Third, does the business know how to attract and keep customers? Consider this example: If you go online, you can find Sony products sold directly by Sony, as well as by dozens of online merchants. Why would you ever buy a Sony product from a reseller when you could buy it directly from Sony? Perhaps because of purchasing and stocking efficiencies, a reseller can save you a few dollars. Perhaps they have quicker delivery. Perhaps they sell thousands of other products and offer you the advantages of one-stop shopping. But if they make the buying process more difficult for you than does Sony, or if they reduce the level of service or the efficacy of warrantees, how can they expect to achieve a successful business model? Customer retention is and always has been about making life better and easier for your customer. Or, to put it another way, regardless of industry, market or product, all companies are in the business of customer satisfaction.

The answer

This brings us to the core of most failing companies: Management. Once you get beyond product and service, a company's destiny is the product of its managerial decision making. And we are not talking financial alchemy here. Management skills, however unquantifiable, are a talent as real as hitting a 95 mph fastball or bisecting a fairway with a 350 yard drive.

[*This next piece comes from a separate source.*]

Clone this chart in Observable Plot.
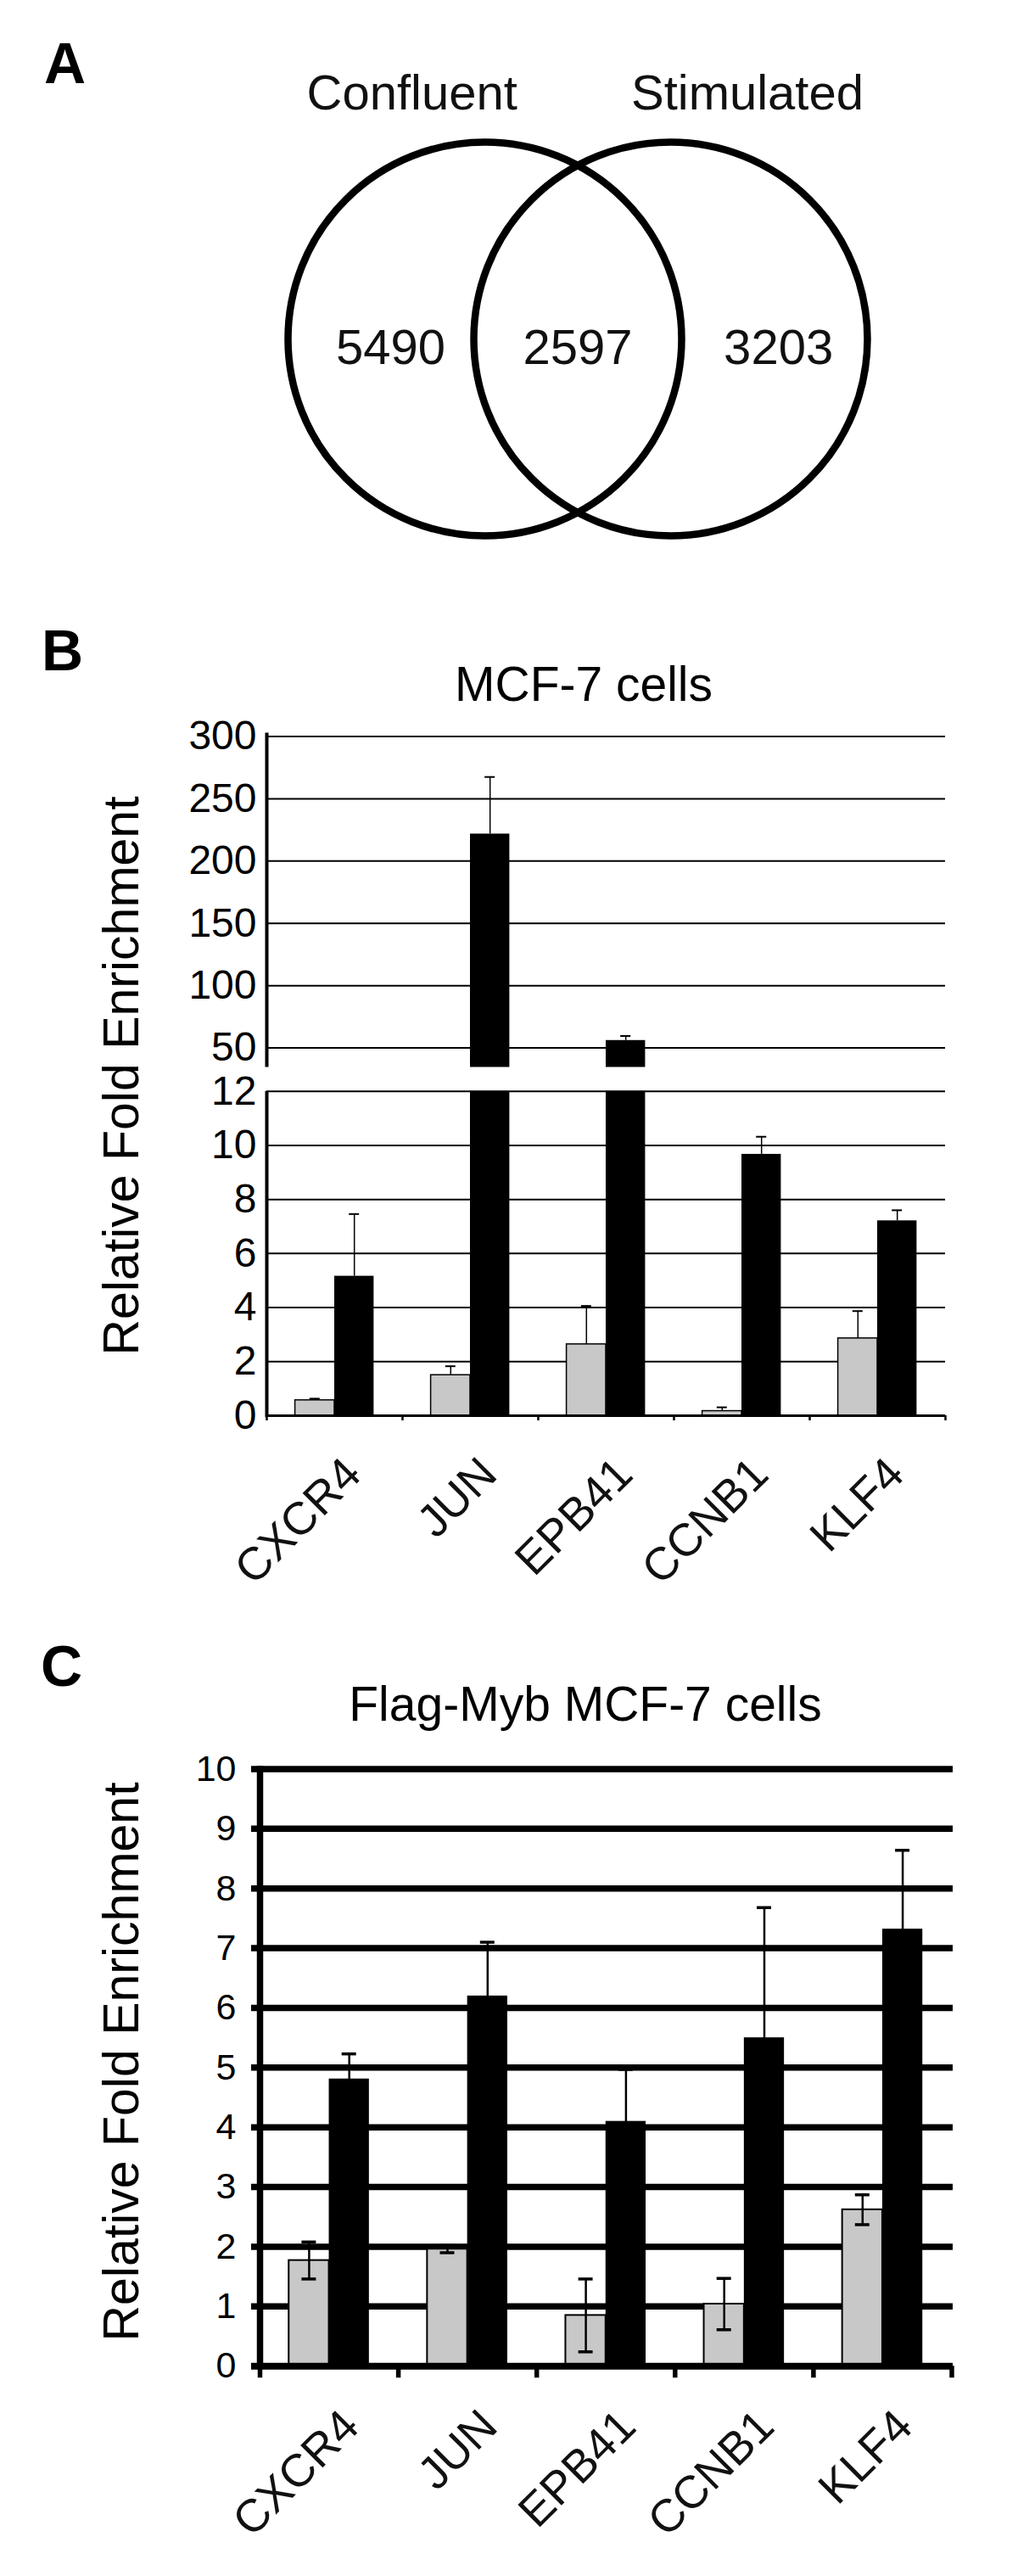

In practical terms, evaluating a manager cannot be done on paper. Resumes, regardless of their accuracy, are merely tools to utilize in the pursuit of the right manager. I've seen many resumes over the years with virtually identical credentials - but never for one moment did I assume that the candidates were equal. A Harvard MBA may be an indicator of something, but no more a guarantee of management skills than intramural hockey captaincy.

Aristotle claimed that "we are what we repeatedly do. Excellence, then, is not an act, but habit." Isn't it amazing how some managers can go from company to company and find success at each stop, while others always seem to be in the wrong place at the wrong time? This is the theory that "The Apprentice" purports to examine.

In business circles, we fête the turnaround specialist who saves failing companies. But we don't even have a word to describe his counterpart who poisons healthy organizations.

Just as good managers can turn around bad companies, poor managers can ruin good companies. Managers are rarely interchangeable; even with similar skill sets, they have different capabilities. For the good of your company, if you have a manager who isn't producing the desired results, regardless of his or her credentials and track records, remember that past performance is no indicator of future success, and take a cue from the Donald and say those two rejuvenating words: "You're Fired!"

Elisha Tropper is president and CEO of T3 Associates, a New York based strategic consulting firm, and the former president of Prestige Label, a North Carolina converter.